The case in point is for the health and care of the District of Columbia’s overwhelmingly-Black inmate population. The District’s Office of Contracting and Procurement has recommended awarding the three-year, $66 million contract to provide medical, mental health, pharmacy and dental services to inmates to Corizon Health Inc. For purposes of securing the local contract, Corizon which has operations in many jurisdictions, has partnered with a local certified business firm, MBI Health Services. MBI Health Services, LLC is a D.C.-based Certified Business Enterprise (CBE) healthcare provider with a payroll of over 500 personnel.

To maintain the impetus they’ve had, D.C. Blacks should level scrutiny on this specific contract. Because the D.C. Council appears bent on withholding the ability of managing care of inmates at Washington’s Central Detention Facility and Correctional Treatment Facility from Corizon/MBI, some are raising spurious arguments regarding lawsuits against Corizon at other state prisons.

The overall economics of local citizens would bode well if groups like the National Business League of Greater Washington (NBLGW) had their way. NBLGW has sounded an alarm that despite being chosen by the mayor and D.C. procurement officials and their staff, the Council may “override” their contracting recommendations and obligations. Despite no promise on their part to involve local minorities, some council members seek to keep the city contract with Unity Heath Care and would provide a “waiver” that keeps Unity. Such a move would illustrate hubris run amok and wrought negative consequences on Blacks’ economic development and wealth-building.
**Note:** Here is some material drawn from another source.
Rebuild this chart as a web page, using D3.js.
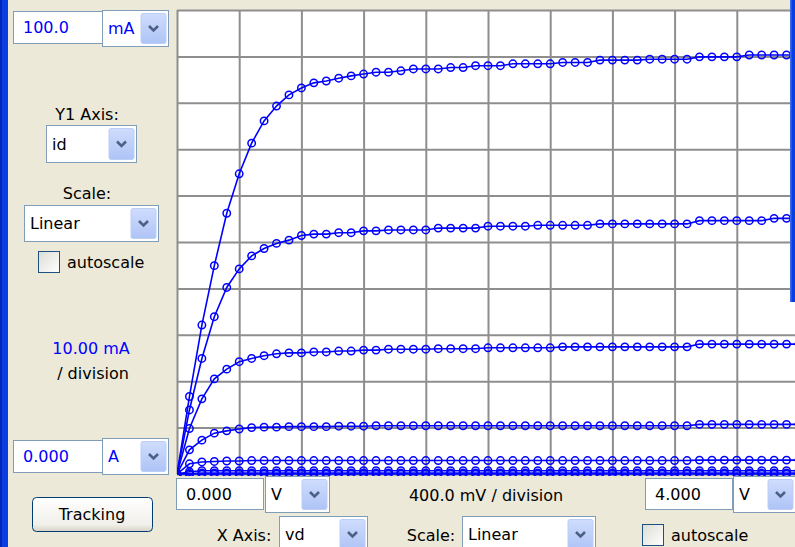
<!DOCTYPE html>
<html>
<head>
<meta charset="utf-8">
<script src="https://cdn.jsdelivr.net/npm/d3@7"></script>
<style>
  body { margin: 0; background: #ece9d8; overflow: hidden; }
  svg { display: block; font-family: "DejaVu Sans", sans-serif; font-size: 16px; }
</style>
</head>
<body>
<div id="chart"></div>
<script>
const w = 795;
const h = 547;

// drain voltage sweep (V)
const vd = [0.00,0.08,0.16,0.24,0.32,0.40,0.48,0.56,0.64,0.72,
            0.80,0.88,0.96,1.04,1.12,1.20,1.28,1.36,1.44,1.52,
            1.60,1.68,1.76,1.84,1.92,2.00,2.08,2.16,2.24,2.32,
            2.40,2.48,2.56,2.64,2.72,2.80,2.88,2.96,3.04,3.12,
            3.20,3.28,3.36,3.44,3.52,3.60,3.68,3.76,3.84,3.92,
            4.00];

// drain current (mA), one curve per gate step
const id1 = [0.0,16.7,32.1,44.9,56.2,64.7,71.3,76.1,79.3,81.7,
             83.2,84.3,84.7,85.3,85.8,86.2,86.6,86.6,86.9,87.3,
             87.3,87.3,87.6,87.6,88.0,88.0,88.0,88.4,88.4,88.4,
             88.4,88.7,88.7,88.7,89.2,89.2,89.2,89.2,89.4,89.4,
             89.4,89.4,89.9,89.9,89.9,89.9,90.3,90.3,90.3,90.3,
             90.3];
const id2 = [0.0,13.8,24.9,33.9,40.2,44.2,47.0,48.6,49.7,50.4,
             51.4,51.7,51.7,52.0,52.0,52.4,52.4,52.6,52.6,52.6,
             52.6,53.0,53.0,53.0,53.0,53.4,53.4,53.4,53.4,53.6,
             53.6,53.6,53.6,53.6,53.9,53.9,53.9,53.9,53.9,53.9,
             53.9,53.9,54.6,54.6,54.6,54.6,54.6,54.6,55.1,55.1,
             55.1];
const id3 = [0.0,9.8,16.2,20.5,22.6,24.2,24.9,25.5,25.9,26.1,
             26.1,26.3,26.3,26.5,26.5,26.7,26.7,26.9,26.9,26.9,
             26.9,27.0,27.0,27.0,27.0,27.2,27.2,27.2,27.2,27.2,
             27.2,27.4,27.4,27.4,27.4,27.4,27.4,27.4,27.4,27.4,
             27.4,27.4,28.0,28.0,28.0,28.0,28.0,28.0,28.0,28.0,
             28.0];
const id4 = [0.0,5.2,7.3,8.8,9.3,9.7,10.0,10.1,10.1,10.2,
             10.2,10.2,10.2,10.3,10.3,10.3,10.4,10.4,10.4,10.4,
             10.4,10.4,10.4,10.4,10.4,10.4,10.4,10.4,10.4,10.4,
             10.4,10.4,10.4,10.4,10.4,10.4,10.4,10.4,10.4,10.4,
             10.4,10.4,10.7,10.7,10.7,10.7,10.7,10.7,10.7,10.7,
             10.7];
const id5 = [0.0,2.2,2.6,2.7,2.8,2.8,2.9,2.9,2.9,2.9,
             2.9,2.9,2.9,2.9,2.9,2.9,2.9,2.9,2.9,2.9,
             2.9,2.9,2.9,2.9,2.9,2.9,2.9,2.9,2.9,2.9,
             2.9,2.9,2.9,2.9,2.9,2.9,2.9,2.9,2.9,2.9,
             2.9,2.9,3.0,3.0,3.0,3.0,3.0,3.0,3.0,3.0,
             3.0];
const id6 = [0.0,0.5,0.7,0.7,0.7,0.7,0.7,0.7,0.7,0.7,
             0.7,0.7,0.7,0.7,0.7,0.7,0.7,0.7,0.7,0.7,
             0.7,0.7,0.7,0.7,0.7,0.7,0.7,0.7,0.7,0.7,
             0.7,0.7,0.7,0.7,0.7,0.7,0.7,0.7,0.7,0.7,
             0.7,0.7,0.7,0.7,0.7,0.7,0.7,0.7,0.7,0.7,
             0.7];
const id7 = [0.0,0.1,0.2,0.2,0.2,0.2,0.2,0.2,0.2,0.2,
             0.2,0.2,0.2,0.2,0.2,0.2,0.2,0.2,0.2,0.2,
             0.2,0.2,0.2,0.2,0.2,0.2,0.2,0.2,0.2,0.2,
             0.2,0.2,0.2,0.2,0.2,0.2,0.2,0.2,0.2,0.2,
             0.2,0.2,0.2,0.2,0.2,0.2,0.2,0.2,0.2,0.2,
             0.2];
const id8 = [0,0,0,0,0,0,0,0,0,0,
             0,0,0,0,0,0,0,0,0,0,
             0,0,0,0,0,0,0,0,0,0,
             0,0,0,0,0,0,0,0,0,0,
             0,0,0,0,0,0,0,0,0,0,
             0];
const curves = [id8, id7, id6, id5, id4, id3, id2, id1];

const xTicks = [0,0.4,0.8,1.2,1.6,2.0,2.4,2.8,3.2,3.6,4.0];
const yTicks = [0,10,20,30,40,50,60,70,80,90,100];

const svg = d3.select("#chart").append("svg").attr("width", w).attr("height", h);

const defs = svg.append("defs");
const btnGrad = defs.append("linearGradient").attr("id", "btnGrad").attr("x1", 0).attr("y1", 0).attr("x2", 0).attr("y2", 1);
btnGrad.append("stop").attr("offset", "0%").attr("stop-color", "#cfdcfd");
btnGrad.append("stop").attr("offset", "100%").attr("stop-color", "#aec4f6");
const pushGrad = defs.append("linearGradient").attr("id", "pushGrad").attr("x1", 0).attr("y1", 0).attr("x2", 0).attr("y2", 1);
pushGrad.append("stop").attr("offset", "0%").attr("stop-color", "#ffffff");
pushGrad.append("stop").attr("offset", "80%").attr("stop-color", "#f0efea");
pushGrad.append("stop").attr("offset", "100%").attr("stop-color", "#d8d2c6");
const chkGrad = defs.append("linearGradient").attr("id", "chkGrad").attr("x1", 0).attr("y1", 0).attr("x2", 1).attr("y2", 1);
chkGrad.append("stop").attr("offset", "0%").attr("stop-color", "#dcdcd6");
chkGrad.append("stop").attr("offset", "100%").attr("stop-color", "#ffffff");

svg.append("rect").attr("width", w).attr("height", h).attr("fill", "#ece9d8");

// plot area
const plot = { left: 177, top: 10, right: 799, bottom: 474 };
const xScale = d3.scaleLinear().domain([0, 4]).range([plot.left, plot.right]);
const yScale = d3.scaleLinear().domain([0, 100]).range([plot.bottom, plot.top]);

svg.append("rect")
  .attr("x", plot.left).attr("y", plot.top)
  .attr("width", plot.right - plot.left).attr("height", plot.bottom - plot.top)
  .attr("fill", "#ffffff");

const xGrid = svg.append("g")
  .attr("transform", "translate(0," + plot.bottom + ")")
  .call(d3.axisBottom(xScale).tickValues(xTicks).tickSize(-(plot.bottom - plot.top)).tickFormat(""));
const yGrid = svg.append("g")
  .attr("transform", "translate(" + plot.left + ",0)")
  .call(d3.axisLeft(yScale).tickValues(yTicks).tickSize(-(plot.right - plot.left)).tickFormat(""));
[xGrid, yGrid].forEach(g => {
  g.select(".domain").remove();
  g.selectAll("line").attr("stroke", "#8e8e8e").attr("stroke-width", 2);
});

defs.append("clipPath").attr("id", "plotClip").append("rect")
  .attr("x", plot.left).attr("y", plot.top - 5)
  .attr("width", plot.right - plot.left).attr("height", plot.bottom - plot.top + 7);

const curveG = svg.append("g").attr("clip-path", "url(#plotClip)");
const line = d3.line().x((d, i) => xScale(vd[i])).y(d => yScale(d));

curves.forEach(c => {
  curveG.append("path").datum(c)
    .attr("d", line)
    .attr("fill", "none")
    .attr("stroke", "#0000ff")
    .attr("stroke-width", 1.6);
  curveG.selectAll(null).data(c).enter().append("circle")
    .attr("cx", (d, i) => xScale(vd[i]))
    .attr("cy", d => yScale(d))
    .attr("r", 3.7)
    .attr("fill", "none")
    .attr("stroke", "#0000ff")
    .attr("stroke-width", 1.5);
});

// window edges
svg.append("rect").attr("x", 0).attr("y", 0).attr("width", 8).attr("height", h).attr("fill", "#0a3ee0");
svg.append("rect").attr("x", 0).attr("y", 0).attr("width", 2).attr("height", h).attr("fill", "#0028b8");
svg.append("rect").attr("x", 790).attr("y", 0).attr("width", 6).attr("height", 302).attr("fill", "#0a3ee0");
svg.append("rect").attr("x", 790).attr("y", 0).attr("width", 1.5).attr("height", 302).attr("fill", "#3c6cf0");

// widgets
function textBox(x, y, bw, bh, label, color) {
  svg.append("rect").attr("x", x + 0.5).attr("y", y + 0.5).attr("width", bw).attr("height", bh)
    .attr("fill", "#ffffff").attr("stroke", "#7f9db9");
  svg.append("text").attr("x", x + 10).attr("y", y + bh / 2 + 6).attr("fill", color).text(label);
}

function dropdown(x, y, bw, bh, label, color) {
  svg.append("rect").attr("x", x + 0.5).attr("y", y + 0.5).attr("width", bw).attr("height", bh)
    .attr("fill", "#ffffff").attr("stroke", "#7f9db9");
  svg.append("text").attr("x", x + 6).attr("y", y + bh / 2 + 6).attr("fill", color).text(label);
  const bx = x + bw - 27, by = y + 3.5;
  svg.append("rect").attr("x", bx).attr("y", by).attr("width", 25).attr("height", bh - 6)
    .attr("rx", 2).attr("fill", "url(#btnGrad)").attr("stroke", "#bccdf6");
  const cx = bx + 12.5, cy = by + (bh - 6) / 2;
  svg.append("path")
    .attr("d", "M" + (cx - 4.5) + "," + (cy - 2.5) + "L" + cx + "," + (cy + 2) + "L" + (cx + 4.5) + "," + (cy - 2.5))
    .attr("fill", "none").attr("stroke", "#4d6185").attr("stroke-width", 2.6);
}

function checkbox(x, y, label) {
  svg.append("rect").attr("x", x + 0.5).attr("y", y + 0.5).attr("width", 21).attr("height", 21)
    .attr("fill", "url(#chkGrad)").attr("stroke", "#1c5180");
  svg.append("text").attr("x", x + 29).attr("y", y + 17).attr("fill", "#000").text(label);
}

function label(x, y, txt, color, anchor) {
  svg.append("text").attr("x", x).attr("y", y).attr("fill", color || "#000")
    .attr("text-anchor", anchor || "middle").text(txt);
}

textBox(13, 11, 89, 32, "100.0", "#0000ff");
dropdown(102, 10, 66, 36, "mA", "#0000ff");
label(87, 120, "Y1 Axis:");
dropdown(46, 125, 90, 37, "id", "#000");
label(87, 199, "Scale:");
dropdown(24, 205, 134, 36, "Linear", "#000");
checkbox(38, 251, "autoscale");
label(91, 354, "10.00 mA", "#0000ff");
label(93, 379, "/ division");
textBox(13, 440, 89, 32, "0.000", "#0000ff");
dropdown(102, 438, 66, 36, "A", "#0000ff");

svg.append("rect").attr("x", 32.5).attr("y", 497.5).attr("width", 120).attr("height", 34)
  .attr("rx", 4).attr("fill", "url(#pushGrad)").attr("stroke", "#003c74");
label(92, 520, "Tracking");

textBox(176, 478, 87, 31, "0.000", "#000");
dropdown(265, 476, 64, 36, "V", "#000");
label(486, 501, "400.0 mV / division");
textBox(645, 478, 87, 31, "4.000", "#000");
dropdown(733, 476, 62, 36, "V", "#000");

label(244, 541, "X Axis:");
dropdown(279, 516, 88, 36, "vd", "#000");
label(431, 541, "Scale:");
dropdown(462, 516, 133, 36, "Linear", "#000");
checkbox(642, 524, "autoscale");
</script>
</body>
</html>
It’s vital that local citizens demand that Corizon/MBI be given their “just due” toward providing health care at the D.C. Department of Corrections; and that set aside rules be adhered to, and Certified Business Enterprises (CBEs), which are often predominantly Black and disadvantaged, receive preference over non-profit organizations on city contracts. A Minority Business Enterprise (MBE) is a business or institution initiated or operated for the purpose of making a profit. It is at least 51 percent owned, operated and controlled on a daily basis by ethnic minorities. A nonprofit organization (NPO), also known as a non-business entity is an organization that uses its surplus revenues to further achieve its purpose or mission, rather than distributing its surplus income to the organization’s directors (or equivalents) as profit or dividends. Let’s retain some semblances of the days local Blacks were sought out as partners, and make sure city contracting funds go to local qualified businesses.